* What this task involves
Repeat the listing exactly as given, omitting every image.
________
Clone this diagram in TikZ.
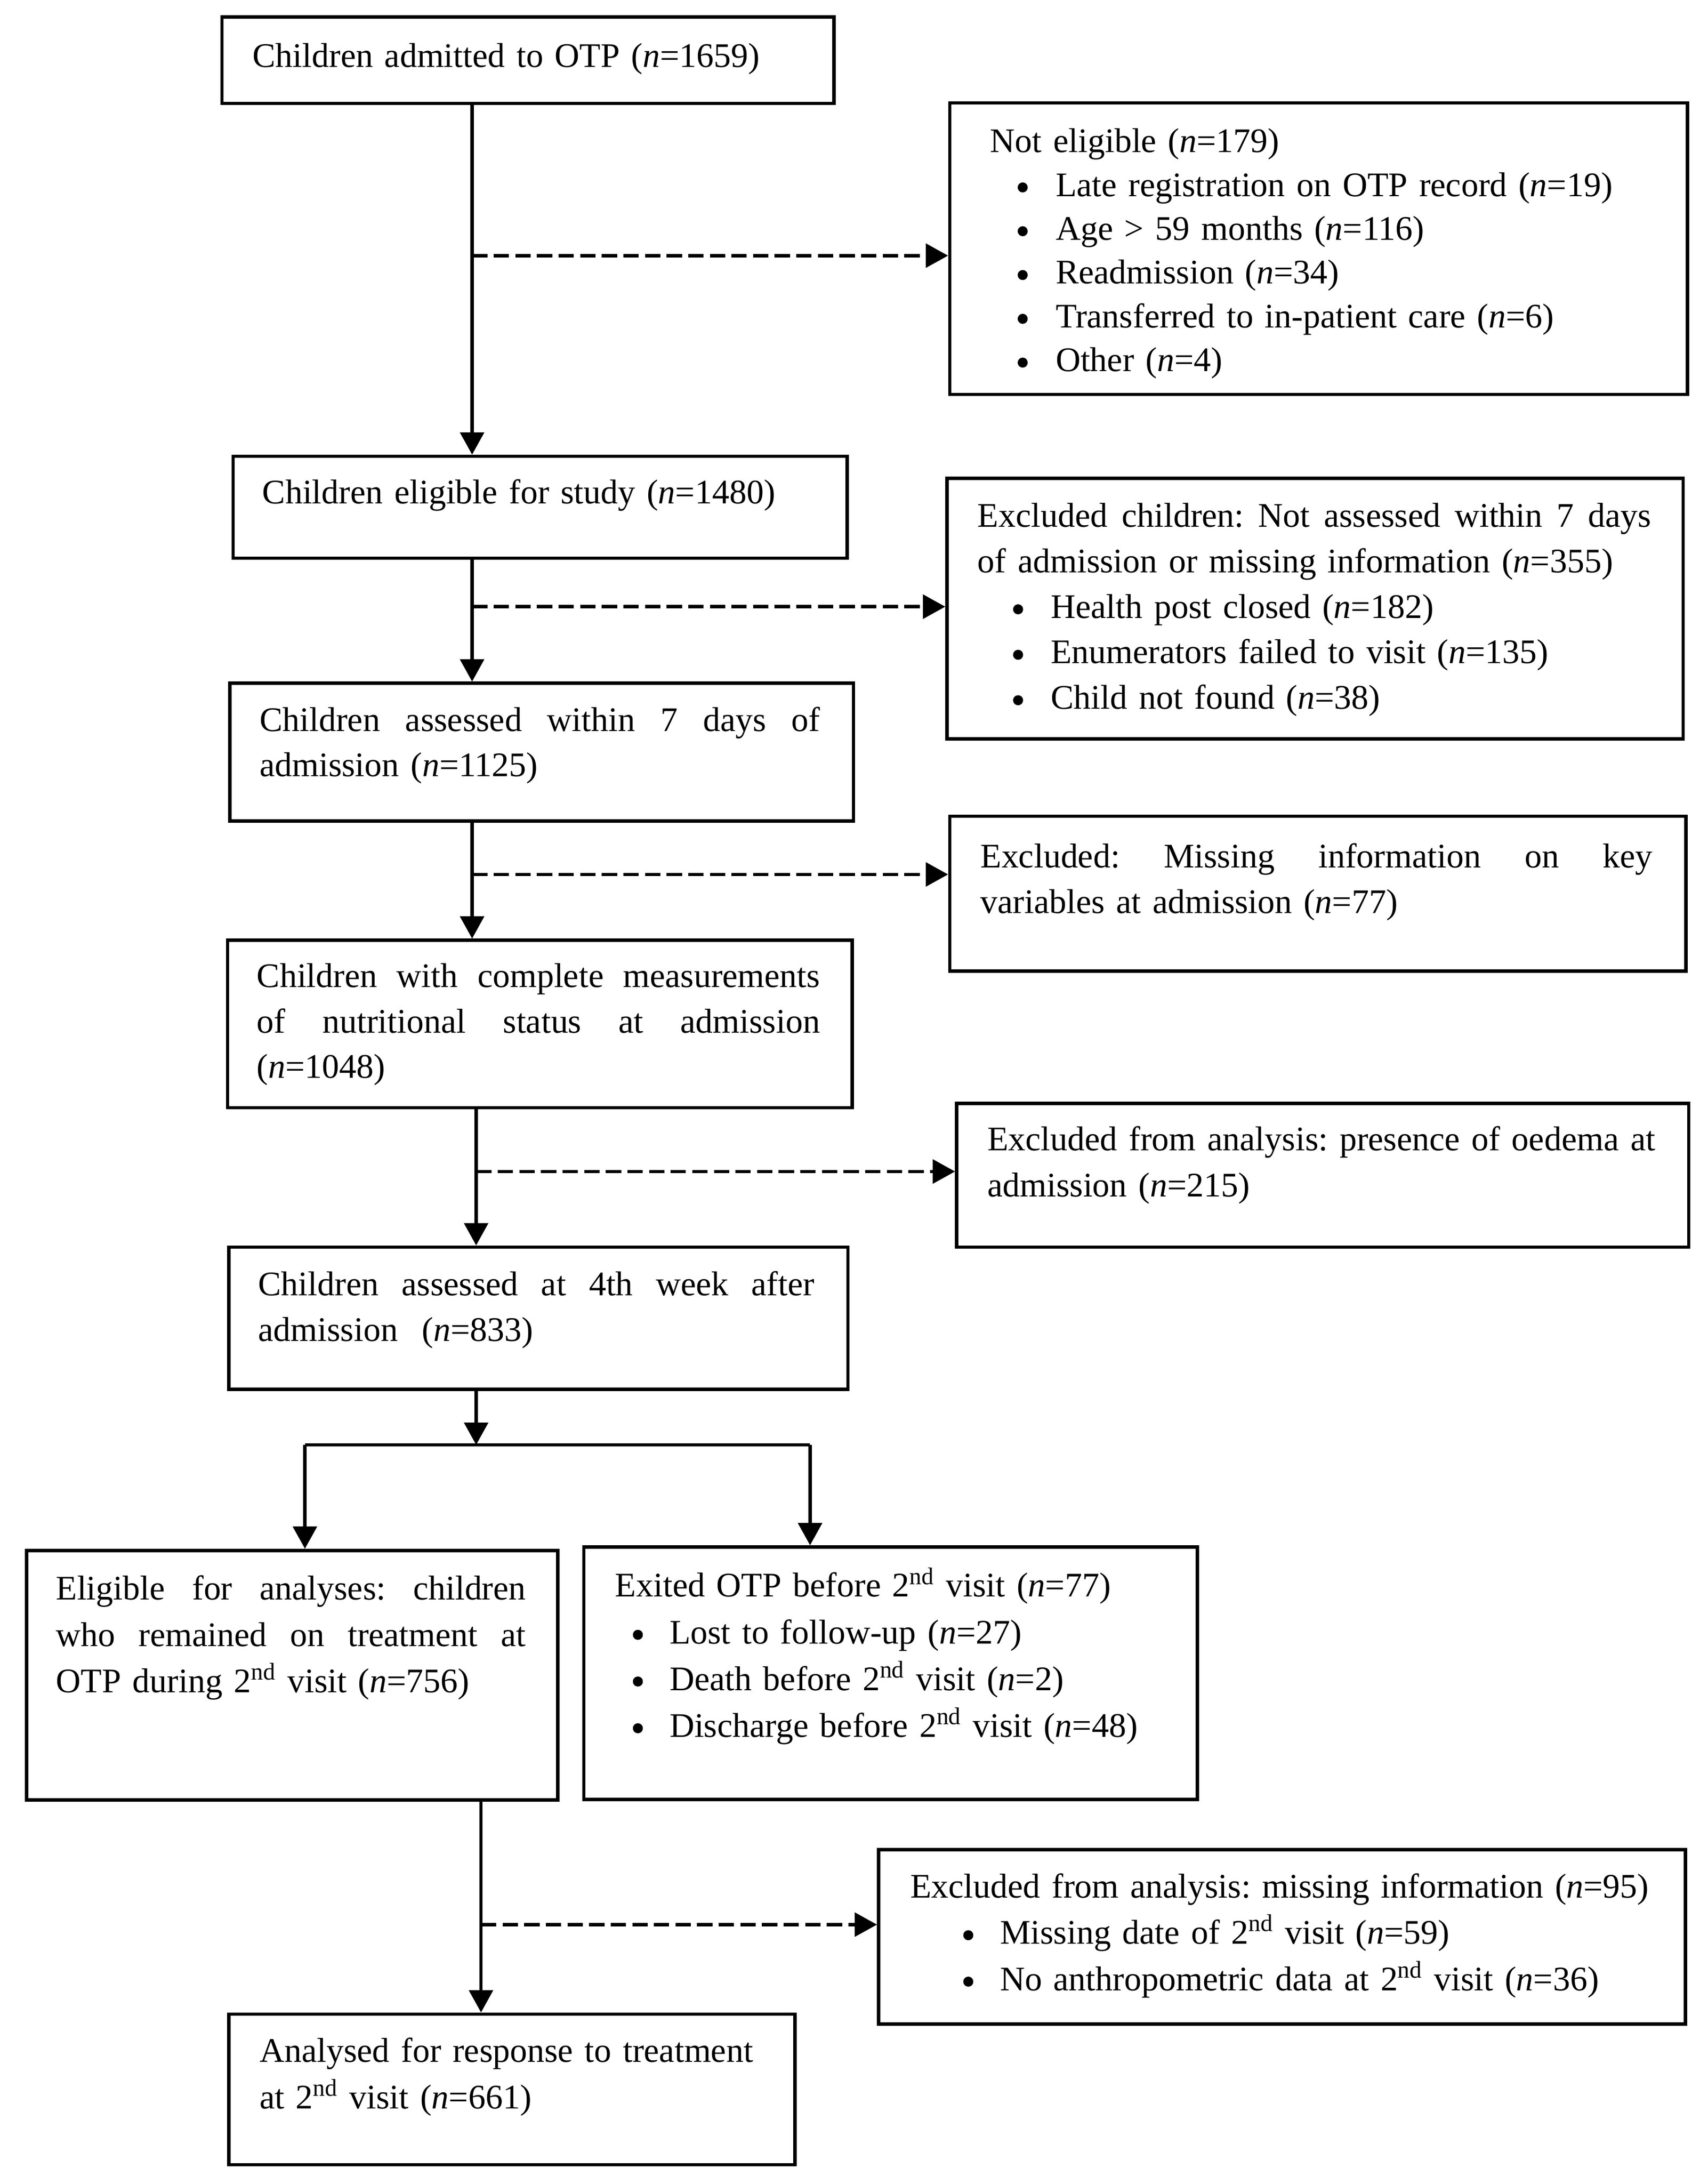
\documentclass[tikz,border=0pt]{standalone}
\usepackage{fontspec}
\setmainfont{Liberation Serif}
\usetikzlibrary{arrows.meta,calc}
\frenchspacing
\newcommand{\nn}{\textit{n}}
\newcommand{\jl}[2]{\leavevmode\hbox to #1{\spaceskip=0.25em plus 1fil minus 0.12em\xspaceskip=\spaceskip #2}}
\begin{document}
\begin{tikzpicture}[x=1pt,y=-1pt,
  box/.style={draw,line width=2.4pt,rectangle,inner sep=0pt,anchor=north west},
  txt/.style={inner sep=0pt,anchor=base west,align=left,text width=#1},
  fnt/.style={font=\fontsize{24.7}{#1}\selectfont},
  arr/.style={line width=2.4pt,-{Triangle[length=16pt,width=17pt]}},
  darr/.style={line width=2.4pt,dash pattern=on 11pt off 4.5pt,-{Triangle[length=16pt,width=17pt]}},
  conn/.style={line width=2.4pt},
  dot/.style={fill=black}]
\useasboundingbox (0,0) rectangle (1225,1566);
% boxes
\node[box,minimum width=439pt,minimum height=62pt] (B1) at (158,11) {};
\node[box,minimum width=529pt,minimum height=209pt] (B2) at (680,72.6) {};
\node[box,minimum width=440.5pt,minimum height=73pt] (B3) at (166,326) {};
\node[box,minimum width=528pt,minimum height=187pt] (B4) at (678,341.7) {};
\node[box,minimum width=447.4pt,minimum height=98.7pt] (B5) at (163.6,488.7) {};
\node[box,minimum width=528pt,minimum height=111pt] (B6) at (680,584) {};
\node[box,minimum width=448pt,minimum height=120pt] (B7) at (162,673) {};
\node[box,minimum width=525pt,minimum height=103pt] (B8) at (685,790) {};
\node[box,minimum width=444pt,minimum height=102pt] (B9) at (163,893) {};
\node[box,minimum width=381pt,minimum height=179pt] (B10) at (17.8,1110.5) {};
\node[box,minimum width=440pt,minimum height=181pt] (B11) at (417.5,1108) {};
\node[box,minimum width=578.6pt,minimum height=125pt] (B12) at (629,1325) {};
\node[box,minimum width=406pt,minimum height=108pt] (B13) at (163,1443) {};
% texts
\node[txt=430pt,fnt=32.5] (T1) at (181,48) {Children admitted to OTP (\nn=1659)};
\node[txt=495pt,fnt=31.4] (T2) at (710,109.3) {Not eligible (\nn=179)\\
\hspace*{47pt}Late registration on OTP record (\nn=19)\\
\hspace*{47pt}Age > 59 months (\nn=116)\\
\hspace*{47pt}Readmission (\nn=34)\\
\hspace*{47pt}Transferred to in-patient care (\nn=6)\\
\hspace*{47pt}Other (\nn=4)};
\node[txt=410pt,fnt=32.5] (T3) at (188,361) {Children eligible for study (\nn=1480)};
\node[txt=500pt,fnt=32.6] (T4) at (701,378) {\jl{483pt}{Excluded children: Not assessed within 7 days}\\
of admission or missing information (\nn=355)\\
\hspace*{52.5pt}Health post closed (\nn=182)\\
\hspace*{52.5pt}Enumerators failed to visit (\nn=135)\\
\hspace*{52.5pt}Child not found (\nn=38)};
\node[txt=420pt,fnt=32.5] (T5) at (186,524.3) {\jl{402pt}{Children assessed within 7 days of}\\
admission (\nn=1125)};
\node[txt=500pt,fnt=33] (T6) at (703,622) {\jl{482pt}{Excluded: Missing information on key}\\
variables at admission (\nn=77)};
\node[txt=420pt,fnt=32.5] (T7) at (184,708) {\jl{404pt}{Children with complete measurements}\\
\jl{404pt}{of nutritional status at admission}\\
(\nn=1048)};
\node[txt=500pt,fnt=33] (T8) at (708,825) {\jl{479pt}{Excluded from analysis: presence of oedema at}\\
admission (\nn=215)};
\node[txt=420pt,fnt=32.5] (T9) at (185,929) {\jl{399pt}{Children assessed at 4th week after}\\
admission\hspace*{9pt} (\nn=833)};
\node[txt=350pt,fnt=33.3] (T10) at (40,1147) {\jl{337pt}{Eligible for analyses: children}\\
\jl{337pt}{who remained on treatment at}\\
OTP during 2\textsuperscript{nd} visit (\nn=756)};
\node[txt=410pt,fnt=33.5] (T11) at (441,1145) {Exited OTP before 2\textsuperscript{nd} visit (\nn=77)\\
\hspace*{39pt}Lost to follow-up (\nn=27)\\
\hspace*{39pt}Death before 2\textsuperscript{nd} visit (\nn=2)\\
\hspace*{39pt}Discharge before 2\textsuperscript{nd} visit (\nn=48)};
\node[txt=550pt,fnt=33.3] (T12) at (652.7,1360.6) {Excluded from analysis: missing information (\nn=95)\\
\hspace*{64.3pt}Missing date of 2\textsuperscript{nd} visit (\nn=59)\\
\hspace*{64.3pt}No anthropometric data at 2\textsuperscript{nd} visit (\nn=36)};
\node[txt=390pt,fnt=33.5] (T13) at (186,1478.6) {Analysed for response to treatment\\
at 2\textsuperscript{nd} visit (\nn=661)};
% bullets
\foreach \k in {1,...,5} \fill[dot] ({733.5},{109.3+31.4*\k-6.3}) circle (3.6pt);
\foreach \k in {2,3,4} \fill[dot] ({730.2},{378+32.6*\k-6.3}) circle (3.6pt);
\foreach \k in {1,2,3} \fill[dot] ({457.5},{1145+33.5*\k-6.3}) circle (3.6pt);
\foreach \k in {1,2} \fill[dot] ({694.5},{1360.6+33.3*\k-6.3}) circle (3.6pt);
% coordinates for connectors
\coordinate (mx1) at (338.6,0);
\coordinate (mx2) at (341.5,0);
\coordinate (mx3) at (345,0);
\coordinate (d1) at (338.6,183.3);
\coordinate (d2) at (338.6,435);
\coordinate (d3) at (338.6,627);
\coordinate (d4) at (341.5,840);
\coordinate (d5) at (345,1380);
\coordinate (J) at (341.5,1036);
\coordinate (JL) at (218.7,1036);
\coordinate (JR) at (581,1036);
% main flow
\draw[arr] (B1.south -| mx1) -- (B3.north -| mx1);
\draw[arr] (B3.south -| mx1) -- (B5.north -| mx1);
\draw[arr] (B5.south -| mx1) -- (B7.north -| mx1);
\draw[arr] (B7.south -| mx2) -- (B9.north -| mx2);
\draw[arr] (B9.south -| mx2) -- (J);
\draw[conn] (JL) -- (JR);
\draw[arr] (JL) -- (B10.north -| JL);
\draw[arr] (JR) -- (B11.north -| JR);
\draw[arr] (B10.south -| mx3) -- (B13.north -| mx3);
% dashed side arrows
\draw[darr] (d1) -- (d1 -| B2.west);
\draw[darr] (d2) -- (d2 -| B4.west);
\draw[darr] (d3) -- (d3 -| B6.west);
\draw[darr] (d4) -- (d4 -| B8.west);
\draw[darr] (d5) -- (d5 -| B12.west);
\end{tikzpicture}
\end{document}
________
* Solution to this task
Clone this diagram in TikZ.
\documentclass[tikz,border=0pt]{standalone}
\usepackage{fontspec}
\setmainfont{Liberation Serif}
\usetikzlibrary{arrows.meta,calc}
\frenchspacing
\newcommand{\nn}{\textit{n}}
\newcommand{\jl}[2]{\leavevmode\hbox to #1{\spaceskip=0.25em plus 1fil minus 0.12em\xspaceskip=\spaceskip #2}}
\begin{document}
\begin{tikzpicture}[x=1pt,y=-1pt,
  box/.style={draw,line width=2.4pt,rectangle,inner sep=0pt,anchor=north west},
  txt/.style={inner sep=0pt,anchor=base west,align=left,text width=#1},
  fnt/.style={font=\fontsize{24.7}{#1}\selectfont},
  arr/.style={line width=2.4pt,-{Triangle[length=16pt,width=17pt]}},
  darr/.style={line width=2.4pt,dash pattern=on 11pt off 4.5pt,-{Triangle[length=16pt,width=17pt]}},
  conn/.style={line width=2.4pt},
  dot/.style={fill=black}]
\useasboundingbox (0,0) rectangle (1225,1566);
% boxes
\node[box,minimum width=439pt,minimum height=62pt] (B1) at (158,11) {};
\node[box,minimum width=529pt,minimum height=209pt] (B2) at (680,72.6) {};
\node[box,minimum width=440.5pt,minimum height=73pt] (B3) at (166,326) {};
\node[box,minimum width=528pt,minimum height=187pt] (B4) at (678,341.7) {};
\node[box,minimum width=447.4pt,minimum height=98.7pt] (B5) at (163.6,488.7) {};
\node[box,minimum width=528pt,minimum height=111pt] (B6) at (680,584) {};
\node[box,minimum width=448pt,minimum height=120pt] (B7) at (162,673) {};
\node[box,minimum width=525pt,minimum height=103pt] (B8) at (685,790) {};
\node[box,minimum width=444pt,minimum height=102pt] (B9) at (163,893) {};
\node[box,minimum width=381pt,minimum height=179pt] (B10) at (17.8,1110.5) {};
\node[box,minimum width=440pt,minimum height=181pt] (B11) at (417.5,1108) {};
\node[box,minimum width=578.6pt,minimum height=125pt] (B12) at (629,1325) {};
\node[box,minimum width=406pt,minimum height=108pt] (B13) at (163,1443) {};
% texts
\node[txt=430pt,fnt=32.5] (T1) at (181,48) {Children admitted to OTP (\nn=1659)};
\node[txt=495pt,fnt=31.4] (T2) at (710,109.3) {Not eligible (\nn=179)\\
\hspace*{47pt}Late registration on OTP record (\nn=19)\\
\hspace*{47pt}Age > 59 months (\nn=116)\\
\hspace*{47pt}Readmission (\nn=34)\\
\hspace*{47pt}Transferred to in-patient care (\nn=6)\\
\hspace*{47pt}Other (\nn=4)};
\node[txt=410pt,fnt=32.5] (T3) at (188,361) {Children eligible for study (\nn=1480)};
\node[txt=500pt,fnt=32.6] (T4) at (701,378) {\jl{483pt}{Excluded children: Not assessed within 7 days}\\
of admission or missing information (\nn=355)\\
\hspace*{52.5pt}Health post closed (\nn=182)\\
\hspace*{52.5pt}Enumerators failed to visit (\nn=135)\\
\hspace*{52.5pt}Child not found (\nn=38)};
\node[txt=420pt,fnt=32.5] (T5) at (186,524.3) {\jl{402pt}{Children assessed within 7 days of}\\
admission (\nn=1125)};
\node[txt=500pt,fnt=33] (T6) at (703,622) {\jl{482pt}{Excluded: Missing information on key}\\
variables at admission (\nn=77)};
\node[txt=420pt,fnt=32.5] (T7) at (184,708) {\jl{404pt}{Children with complete measurements}\\
\jl{404pt}{of nutritional status at admission}\\
(\nn=1048)};
\node[txt=500pt,fnt=33] (T8) at (708,825) {\jl{479pt}{Excluded from analysis: presence of oedema at}\\
admission (\nn=215)};
\node[txt=420pt,fnt=32.5] (T9) at (185,929) {\jl{399pt}{Children assessed at 4th week after}\\
admission\hspace*{9pt} (\nn=833)};
\node[txt=350pt,fnt=33.3] (T10) at (40,1147) {\jl{337pt}{Eligible for analyses: children}\\
\jl{337pt}{who remained on treatment at}\\
OTP during 2\textsuperscript{nd} visit (\nn=756)};
\node[txt=410pt,fnt=33.5] (T11) at (441,1145) {Exited OTP before 2\textsuperscript{nd} visit (\nn=77)\\
\hspace*{39pt}Lost to follow-up (\nn=27)\\
\hspace*{39pt}Death before 2\textsuperscript{nd} visit (\nn=2)\\
\hspace*{39pt}Discharge before 2\textsuperscript{nd} visit (\nn=48)};
\node[txt=550pt,fnt=33.3] (T12) at (652.7,1360.6) {Excluded from analysis: missing information (\nn=95)\\
\hspace*{64.3pt}Missing date of 2\textsuperscript{nd} visit (\nn=59)\\
\hspace*{64.3pt}No anthropometric data at 2\textsuperscript{nd} visit (\nn=36)};
\node[txt=390pt,fnt=33.5] (T13) at (186,1478.6) {Analysed for response to treatment\\
at 2\textsuperscript{nd} visit (\nn=661)};
% bullets
\foreach \k in {1,...,5} \fill[dot] ({733.5},{109.3+31.4*\k-6.3}) circle (3.6pt);
\foreach \k in {2,3,4} \fill[dot] ({730.2},{378+32.6*\k-6.3}) circle (3.6pt);
\foreach \k in {1,2,3} \fill[dot] ({457.5},{1145+33.5*\k-6.3}) circle (3.6pt);
\foreach \k in {1,2} \fill[dot] ({694.5},{1360.6+33.3*\k-6.3}) circle (3.6pt);
% coordinates for connectors
\coordinate (mx1) at (338.6,0);
\coordinate (mx2) at (341.5,0);
\coordinate (mx3) at (345,0);
\coordinate (d1) at (338.6,183.3);
\coordinate (d2) at (338.6,435);
\coordinate (d3) at (338.6,627);
\coordinate (d4) at (341.5,840);
\coordinate (d5) at (345,1380);
\coordinate (J) at (341.5,1036);
\coordinate (JL) at (218.7,1036);
\coordinate (JR) at (581,1036);
% main flow
\draw[arr] (B1.south -| mx1) -- (B3.north -| mx1);
\draw[arr] (B3.south -| mx1) -- (B5.north -| mx1);
\draw[arr] (B5.south -| mx1) -- (B7.north -| mx1);
\draw[arr] (B7.south -| mx2) -- (B9.north -| mx2);
\draw[arr] (B9.south -| mx2) -- (J);
\draw[conn] (JL) -- (JR);
\draw[arr] (JL) -- (B10.north -| JL);
\draw[arr] (JR) -- (B11.north -| JR);
\draw[arr] (B10.south -| mx3) -- (B13.north -| mx3);
% dashed side arrows
\draw[darr] (d1) -- (d1 -| B2.west);
\draw[darr] (d2) -- (d2 -| B4.west);
\draw[darr] (d3) -- (d3 -| B6.west);
\draw[darr] (d4) -- (d4 -| B8.west);
\draw[darr] (d5) -- (d5 -| B12.west);
\end{tikzpicture}
\end{document}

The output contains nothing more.